Sen. Ronda Storms, R-Brandon, was an early supporter of privatization and still backs it but says the providers have become too powerful and agrees there needs to be a way to better measure their success.
"These privatized models have grown up to be nothing more than little governments all over the state that have no accountability," Storms said. "And now it works to the children's detriment and certainly to the taxpayers' detriment."
DCF's partnership with the private contractors has been rocky at times. Publicly the two never disparage each other, but privately there's constant finger-pointing when a child's death makes headlines, including a yearlong fight over insurance premiums and who should be financially responsible when a child is harmed.
In the case of a 10-year old Miami girl found dead in the back of her adoptive father's truck on Valentine's Day, DCF officials released thousands of documents detailing their blunders but privately fumed that the contractor that oversaw the case, Our Kids, was ducking responsibility. Our Kids officials hinted DCF was trying to blame them for problems they didn't cause.
"Nobody wants to take responsibility when a child is hurt. Everybody just points fingers at everybody else and they put Band-Aids on problems rather than really fix things," Moore said.
DCF and lawmakers sheltered providers when they were first starting out. Now the providers have grown into multimillion dollar agencies with influential board members and powerful political connections.
As DCF has tried to increase oversight, the providers have pushed back using their political clout, Storms said.
Provider contracts were written in the infancy of privatization and lack immediate consequences, including financial penalties or probationary periods for failure to comply. For example, providers still refuse to use the agency's multimillion dollar computer system.

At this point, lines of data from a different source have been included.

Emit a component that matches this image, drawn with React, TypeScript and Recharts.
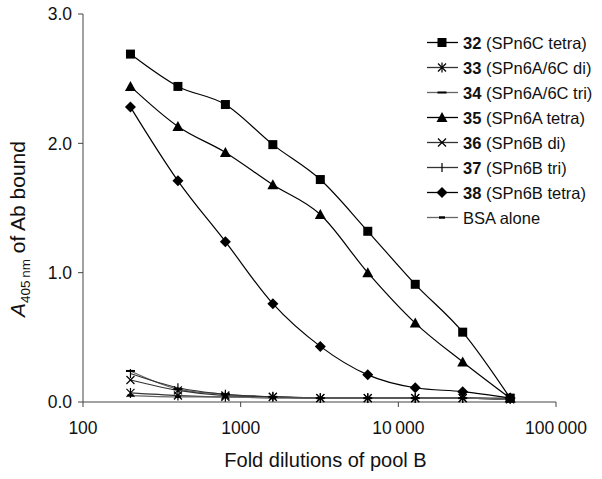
import React from 'react';
import { LineChart, Line, XAxis, YAxis, Label } from 'recharts';

const dilutions = [200, 400, 800, 1600, 3200, 6400, 12800, 25600, 51200];
const s32 = [2.69, 2.44, 2.3, 1.99, 1.72, 1.32, 0.91, 0.54, 0.03];
const s33 = [0.07, 0.05, 0.04, 0.04, 0.03, 0.03, 0.03, 0.03, 0.03];
const s34 = [0.24, 0.1, 0.06, 0.04, 0.03, 0.03, 0.03, 0.03, 0.02];
const s35 = [2.44, 2.13, 1.93, 1.68, 1.45, 1.0, 0.61, 0.31, 0.03];
const s36 = [0.17, 0.09, 0.05, 0.04, 0.03, 0.03, 0.03, 0.03, 0.02];
const s37 = [0.22, 0.11, 0.06, 0.04, 0.03, 0.03, 0.03, 0.03, 0.02];
const s38 = [2.28, 1.71, 1.24, 0.76, 0.43, 0.21, 0.11, 0.08, 0.03];
const sBSA = [0.05, 0.04, 0.04, 0.03, 0.03, 0.03, 0.03, 0.03, 0.02];
const xTicks = [100, 1000, 10000, 100000];
const yTicks = [0, 1, 2, 3];

const data = dilutions.map((d, i) => ({
  x: d, s32: s32[i], s33: s33[i], s34: s34[i], s35: s35[i],
  s36: s36[i], s37: s37[i], s38: s38[i], sBSA: sBSA[i],
}));

type Shape = 'square' | 'asterisk' | 'dash' | 'triangle' | 'cross' | 'plus' | 'diamond' | 'smalldash';

const marker = (shape: Shape, cx: number, cy: number, key?: any) => {
  const c = '#000';
  switch (shape) {
    case 'square':
      return <rect key={key} x={cx - 4.5} y={cy - 4.5} width={9} height={9} fill={c} />;
    case 'triangle':
      return <polygon key={key} points={`${cx},${cy - 5.5} ${cx + 5.5},${cy + 4.5} ${cx - 5.5},${cy + 4.5}`} fill={c} />;
    case 'diamond':
      return <polygon key={key} points={`${cx},${cy - 5.5} ${cx + 5.5},${cy} ${cx},${cy + 5.5} ${cx - 5.5},${cy}`} fill={c} />;
    case 'asterisk':
      return (
        <g key={key} stroke={c} strokeWidth={1.2}>
          <line x1={cx - 4} y1={cy - 4} x2={cx + 4} y2={cy + 4} />
          <line x1={cx - 4} y1={cy + 4} x2={cx + 4} y2={cy - 4} />
          <line x1={cx} y1={cy - 5} x2={cx} y2={cy + 5} />
        </g>
      );
    case 'cross':
      return (
        <g key={key} stroke={c} strokeWidth={1.2}>
          <line x1={cx - 4} y1={cy - 4} x2={cx + 4} y2={cy + 4} />
          <line x1={cx - 4} y1={cy + 4} x2={cx + 4} y2={cy - 4} />
        </g>
      );
    case 'plus':
      return (
        <g key={key} stroke={c} strokeWidth={1.2}>
          <line x1={cx} y1={cy - 4.5} x2={cx} y2={cy + 4.5} />
        </g>
      );
    case 'dash':
      return <rect key={key} x={cx - 4.5} y={cy - 1} width={9} height={2} fill={c} />;
    case 'smalldash':
      return <rect key={key} x={cx - 3} y={cy - 1.2} width={6} height={2.4} fill={c} />;
  }
  return null;
};

const series: { key: string; num: string; text: string; shape: Shape; stroke: string }[] = [
  { key: 's32', num: '32', text: ' (SPn6C tetra)', shape: 'square', stroke: '#000' },
  { key: 's33', num: '33', text: ' (SPn6A/6C di)', shape: 'asterisk', stroke: '#333' },
  { key: 's34', num: '34', text: ' (SPn6A/6C tri)', shape: 'dash', stroke: '#666' },
  { key: 's35', num: '35', text: ' (SPn6A tetra)', shape: 'triangle', stroke: '#000' },
  { key: 's36', num: '36', text: ' (SPn6B di)', shape: 'cross', stroke: '#333' },
  { key: 's37', num: '37', text: ' (SPn6B tri)', shape: 'plus', stroke: '#333' },
  { key: 's38', num: '38', text: ' (SPn6B tetra)', shape: 'diamond', stroke: '#000' },
  { key: 'sBSA', num: '', text: 'BSA alone', shape: 'smalldash', stroke: '#666' },
];

const font = '"Liberation Sans", Arial, sans-serif';

const LegendBox = () => (
  <svg width={182} height={205} style={{ display: 'block', position: 'absolute', left: 420, top: 30 }}>
    {series.map((s, i) => {
      const cy = 12.5 + i * 25;
      return (
        <g key={s.key}>
          <line x1={7} y1={cy} x2={38} y2={cy} stroke={s.stroke} strokeWidth={1.3} />
          {marker(s.shape, 22, cy)}
          <text x={43} y={cy + 6} fontFamily={font} fontSize={16.5} fill="#111">
            {s.num ? <tspan fontWeight="bold">{s.num}</tspan> : null}
            <tspan>{s.text}</tspan>
          </text>
        </g>
      );
    })}
  </svg>
);

const fmtX = (v: number) => {
  if (v >= 10000) return String(v).replace(/(\d)(?=(\d{3})+$)/g, '$1\u2009');
  return String(v);
};

const YLabel = () => (
  <text
    x={25}
    y={229}
    transform="rotate(-90, 25, 229)"
    textAnchor="middle"
    fontFamily={font}
    fontSize={21}
    fill="#111"
  >
    <tspan fontStyle="italic">A</tspan>
    <tspan fontSize={13.5} dy={5}>405{'\u2009'}nm</tspan>
    <tspan dy={-5}> of Ab bound</tspan>
  </text>
);

export default function App() {
  return (
    <div style={{ position: 'absolute', left: 0, top: 0, width: 602, height: 479, background: '#fff' }}>
      <LineChart
        width={602}
        height={479}
        data={data}
        margin={{ top: 14, right: 46, left: 0, bottom: 0 }}
      >
        <XAxis
          dataKey="x"
          type="number"
          scale="log"
          domain={[100, 100000]}
          ticks={xTicks}
          tickFormatter={fmtX}
          allowDataOverflow
          height={77}
          stroke="#444"
          tickSize={5}
          tickMargin={15}
          tick={{ fill: '#111', fontSize: 17.5, fontFamily: font }}
        >
          <Label
            value="Fold dilutions of pool B"
            position="insideBottom"
            offset={12}
            dx={6}
            style={{ fill: '#111', fontSize: 20, fontFamily: font }}
          />
        </XAxis>
        <YAxis
          type="number"
          domain={[0, 3]}
          ticks={yTicks}
          tickFormatter={(v: number) => v.toFixed(1)}
          width={83}
          stroke="#444"
          tickSize={5}
          tickMargin={6}
          tick={{ fill: '#111', fontSize: 17.5, fontFamily: font }}
          label={<YLabel />}
        />
        {series.map((s) => (
          <Line
            key={s.key}
            dataKey={s.key}
            type="monotone"
            stroke={s.stroke}
            strokeWidth={1.2}
            isAnimationActive={false}
            dot={(p: any) => marker(s.shape, p.cx, p.cy, `${s.key}-${p.index}`)}
            activeDot={false}
          />
        ))}
      </LineChart>
      <LegendBox />
    </div>
  );
}
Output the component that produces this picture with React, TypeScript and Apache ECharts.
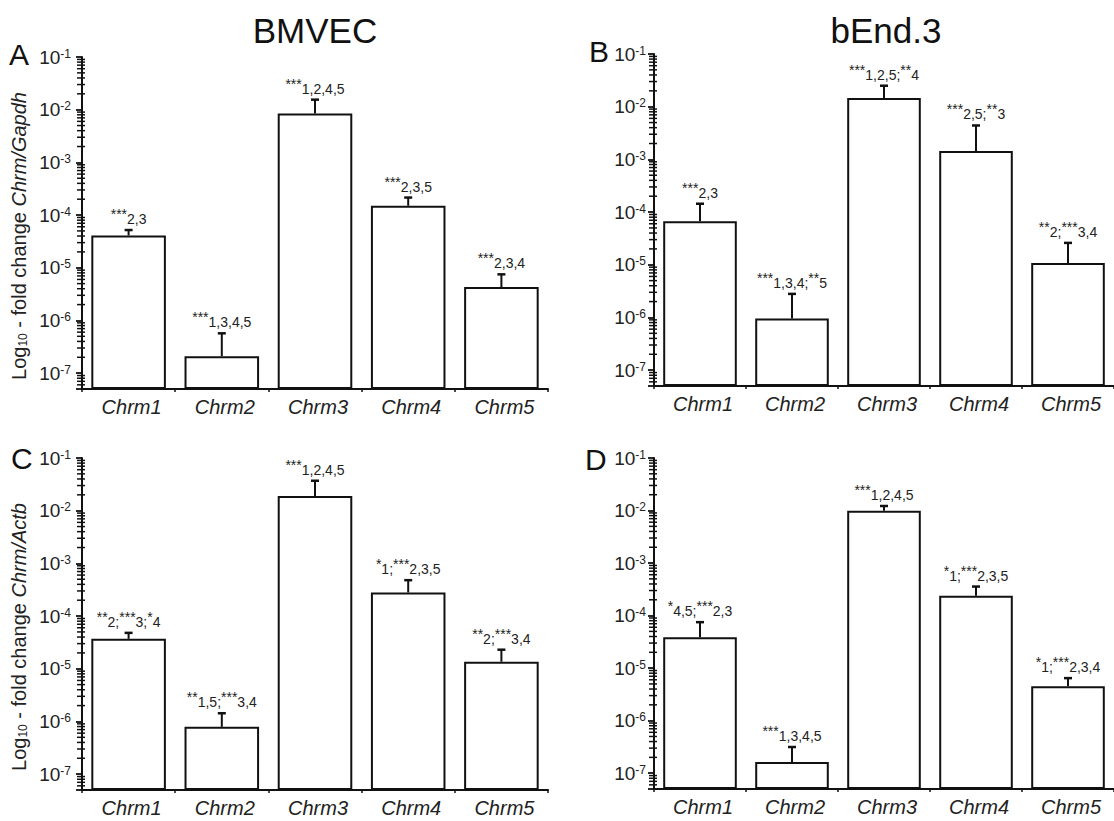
import React, { useEffect, useRef } from 'react';
import * as echarts from 'echarts';

const categories = ['Chrm1', 'Chrm2', 'Chrm3', 'Chrm4', 'Chrm5'];
const yMin = 5e-8;
const yMax = 0.1;
const minorMultipliers = [2, 3, 4, 5, 6, 7, 8, 9];
const decadeExponents = [-8, -7, -6, -5, -4, -3, -2];

// Panel A: BMVEC, Chrm/Gapdh
const meanA = [4.1e-5, 2.1e-7, 8.5e-3, 1.5e-4, 4.3e-6];
const upperA = [5.2e-5, 5.7e-7, 1.55e-2, 2.15e-4, 7.5e-6];
const sigA = ['***2,3', '***1,3,4,5', '***1,2,4,5', '***2,3,5', '***2,3,4'];

// Panel B: bEnd.3, Chrm/Gapdh
const meanB = [6.7e-5, 9.6e-7, 1.46e-2, 1.44e-3, 1.08e-5];
const upperB = [1.44e-4, 2.8e-6, 2.5e-2, 4.4e-3, 2.6e-5];
const sigB = ['***2,3', '***1,3,4;**5', '***1,2,5;**4', '***2,5;**3', '**2;***3,4'];

// Panel C: BMVEC, Chrm/Actb
const meanC = [3.7e-5, 7.9e-7, 1.9e-2, 2.8e-4, 1.36e-5];
const upperC = [4.8e-5, 1.43e-6, 3.7e-2, 4.8e-4, 2.3e-5];
const sigC = ['**2;***3;*4', '**1,5;***3,4', '***1,2,4,5', '*1;***2,3,5', '**2;***3,4'];

// Panel D: bEnd.3, Chrm/Actb
const meanD = [3.85e-5, 1.63e-7, 9.95e-3, 2.38e-4, 4.5e-6];
const upperD = [7.5e-5, 3.15e-7, 1.22e-2, 3.57e-4, 6.45e-6];
const sigD = ['*4,5;***2,3', '***1,3,4,5', '***1,2,4,5', '*1;***2,3,5', '*1;***2,3,4'];

const titles = ['BMVEC', 'bEnd.3'];
const panelLetters = ['A', 'B', 'C', 'D'];
const yTitleRefs = ['Gapdh', 'Actb'];

const FONT = '"Liberation Sans", Arial, Helvetica, sans-serif';
const INK = '#111';
const TXT = '#222';

const panels = [
  { grid: { left: 82, top: 57, width: 466, height: 332 }, mean: meanA, upper: upperA, sig: sigA, labelMargin: 11 },
  { grid: { left: 654, top: 54, width: 466, height: 332 }, mean: meanB, upper: upperB, sig: sigB, labelMargin: 8 },
  { grid: { left: 82, top: 458, width: 466, height: 332 }, mean: meanC, upper: upperC, sig: sigC, labelMargin: 11 },
  { grid: { left: 654, top: 458, width: 466, height: 331 }, mean: meanD, upper: upperD, sig: sigD, labelMargin: 8 },
];

function sigRich(s: string): string {
  return s.replace(/(\*+)|([^*]+)/g, (_m: string, st: string, nu: string) => (st ? `{s|${st}}` : `{n|${nu}}`));
}

const minorValues: number[] = [];
decadeExponents.forEach((e) => {
  minorMultipliers.forEach((m) => {
    const v = m * Math.pow(10, e);
    if (v > yMin * 1.0001 && v < yMax) minorValues.push(v);
  });
});

function buildGraphic(): any[] {
  const graphic: any[] = [];
  graphic.push({ type: 'text', x: 315, y: 30, style: { text: titles[0], fontSize: 35, fontFamily: FONT, fill: INK, align: 'center', verticalAlign: 'middle' } });
  graphic.push({ type: 'text', x: 886, y: 30, style: { text: titles[1], fontSize: 35, fontFamily: FONT, fill: INK, align: 'center', verticalAlign: 'middle' } });
  const letterPos = [
    [9, 54],
    [589, 51],
    [11, 458],
    [585, 459],
  ];
  panelLetters.forEach((L, i) => {
    graphic.push({ type: 'text', x: letterPos[i][0], y: letterPos[i][1], style: { text: L, fontSize: 30, fontFamily: FONT, fill: INK, align: 'left', verticalAlign: 'middle' } });
  });
  [0, 2].forEach((pi, k) => {
    const g = panels[pi].grid;
    graphic.push({
      type: 'text',
      x: 19,
      y: g.top + g.height / 2 + 13,
      rotation: Math.PI / 2,
      style: {
        text: `{n|Log}{s|10}{n| - fold change }{i|Chrm/${yTitleRefs[k]}}`,
        align: 'center',
        verticalAlign: 'middle',
        fill: TXT,
        fontSize: 20,
        fontFamily: FONT,
        rich: {
          n: { fontSize: 20, lineHeight: 20, verticalAlign: 'top', fill: TXT, fontFamily: FONT },
          i: { fontSize: 20, lineHeight: 20, verticalAlign: 'top', fill: TXT, fontFamily: FONT, fontStyle: 'italic' },
          s: { fontSize: 12, lineHeight: 12, verticalAlign: 'bottom', fill: TXT, fontFamily: FONT },
        },
      },
    });
  });
  return graphic;
}

function buildOption() {
  const grids = panels.map((p) => ({ ...p.grid, containLabel: false }));
  const xAxes: any[] = [];
  panels.forEach((_p, i) => {
    xAxes.push({
      type: 'category',
      gridIndex: i,
      data: categories,
      position: 'bottom',
      axisLine: { onZero: false, lineStyle: { color: INK, width: 2 } },
      axisTick: { alignWithLabel: true, length: 5, lineStyle: { color: INK, width: 1.5 } },
      axisLabel: { fontSize: 20, fontStyle: 'italic', color: TXT, margin: 8, fontFamily: FONT, padding: [0, 0, 0, 6] },
    });
  });
  panels.forEach((_p, i) => {
    xAxes.push({
      type: 'category',
      gridIndex: i,
      data: categories,
      position: 'bottom',
      axisLine: { show: false, onZero: false },
      axisTick: { show: true, length: 3, lineStyle: { color: INK, width: 1.5 } },
      axisLabel: { show: false },
    });
  });
  const yAxes = panels.map((p, i) => ({
    type: 'log',
    logBase: 10,
    gridIndex: i,
    min: yMin,
    max: yMax,
    startValue: yMin,
    axisLine: { show: true, lineStyle: { color: INK, width: 2 } },
    axisTick: { show: true, length: 6, lineStyle: { color: INK, width: 1.8 } },
    splitLine: { show: false },
    axisLabel: {
      margin: p.labelMargin,
      color: TXT,
      fontFamily: FONT,
      fontSize: 19,
      formatter: (v: number) => {
        const l = Math.log10(v);
        const e = Math.round(l);
        if (Math.abs(l - e) > 1e-6) return '';
        return `{b|10}{e|${e}}`;
      },
      rich: {
        b: { fontSize: 19, lineHeight: 19, verticalAlign: 'bottom', color: TXT, fontFamily: FONT },
        e: { fontSize: 12, lineHeight: 9, verticalAlign: 'top', color: TXT, fontFamily: FONT },
      },
    },
  }));

  const series: any[] = [];
  panels.forEach((p, i) => {
    series.push({
      type: 'bar',
      xAxisIndex: i,
      yAxisIndex: i,
      data: p.mean,
      barWidth: '80%',
      silent: true,
      itemStyle: { color: '#fff', borderColor: INK, borderWidth: 2 },
    });
    series.push({
      type: 'custom',
      xAxisIndex: i,
      yAxisIndex: i,
      silent: true,
      clip: false,
      z: 10,
      data: p.mean.map((m, j) => [j, m, p.upper[j]]),
      encode: { x: 0, y: [1, 2] },
      renderItem: (_params: any, api: any) => {
        const j = api.value(0);
        const base = api.coord([j, api.value(1)]);
        const top = api.coord([j, api.value(2)]);
        const cap = 4;
        return {
          type: 'group',
          children: [
            { type: 'line', shape: { x1: base[0], y1: base[1], x2: top[0], y2: top[1] }, style: { stroke: INK, lineWidth: 2 } },
            { type: 'line', shape: { x1: top[0] - cap, y1: top[1], x2: top[0] + cap, y2: top[1] }, style: { stroke: INK, lineWidth: 2.5 } },
            {
              type: 'text',
              x: top[0],
              y: top[1] - 4,
              style: {
                text: sigRich(p.sig[j]),
                align: 'center',
                verticalAlign: 'bottom',
                fill: TXT,
                fontSize: 14,
                fontFamily: FONT,
                rich: {
                  s: { fontSize: 14, lineHeight: 9, verticalAlign: 'top', fill: TXT, fontFamily: FONT },
                  n: { fontSize: 14, lineHeight: 19, verticalAlign: 'bottom', fill: TXT, fontFamily: FONT },
                },
              },
            },
          ],
        };
      },
    });
  });

  return {
    animation: false,
    backgroundColor: '#ffffff',
    grid: grids,
    xAxis: xAxes,
    yAxis: yAxes,
    series,
    graphic: buildGraphic(),
  };
}

export default function App() {
  const ref = useRef<HTMLDivElement>(null);
  useEffect(() => {
    if (!ref.current) return;
    const chart = echarts.init(ref.current, undefined, { renderer: 'svg' });
    chart.setOption(buildOption() as any);
    // log-spaced minor ticks, placed through the y axes' own scales
    const ticks: any[] = [];
    panels.forEach((p, i) => {
      const x0 = p.grid.left;
      minorValues.forEach((v) => {
        const y = chart.convertToPixel({ yAxisIndex: i } as any, v) as any;
        if (typeof y === 'number' && isFinite(y)) {
          ticks.push({
            type: 'line',
            silent: true,
            z: 10,
            shape: { x1: x0 - 5, y1: y, x2: x0 + 3, y2: y },
            style: { stroke: INK, lineWidth: 1.5 },
          });
        }
      });
    });
    chart.setOption({ graphic: [...buildGraphic(), ...ticks] } as any);
    return () => chart.dispose();
  }, []);
  return <div ref={ref} style={{ position: 'absolute', left: 0, top: 0, width: 1114, height: 821, background: '#fff' }} />;
}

Yet DCF has little recourse other than to terminate contracts. Only a handful of providers have lost them in the past decade
"There is not a lot of teeth in those contracts," Wilkins said. He's warned providers new contracts will include more stringent accountability measures and consequences. "There is a new sheriff in town. They are subcontractors to DCF so they have an obligation to report to me and do the things we ask them to do."
The most comprehensive current measurements compares each private contractor against 15 federal performance standards, including abuse rates while kids are in foster care, how long they're in care, and whether they're placed in a stable home or bounced between foster homes. But providers say the measurements are misleading and don't capture the quality of their work.
Our Kids, which cares for 3,500 children in Miami-Dade and Monroe counties, said the standards don't consider improvements that have been made since a provider took over a region. The nonprofit group gets $74 million a year with much of that going to prevention and keeping children with their families while monitoring them. That drives up the costs.
"We can go back to the old way of having large numbers of children in foster care so that the cost per child would look better. However, experts will tell you that we are better served as a community by keeping families together with the support services that they need," spokeswoman Kadie Black said. "We know that the quality of life for children in South Florida has never been higher."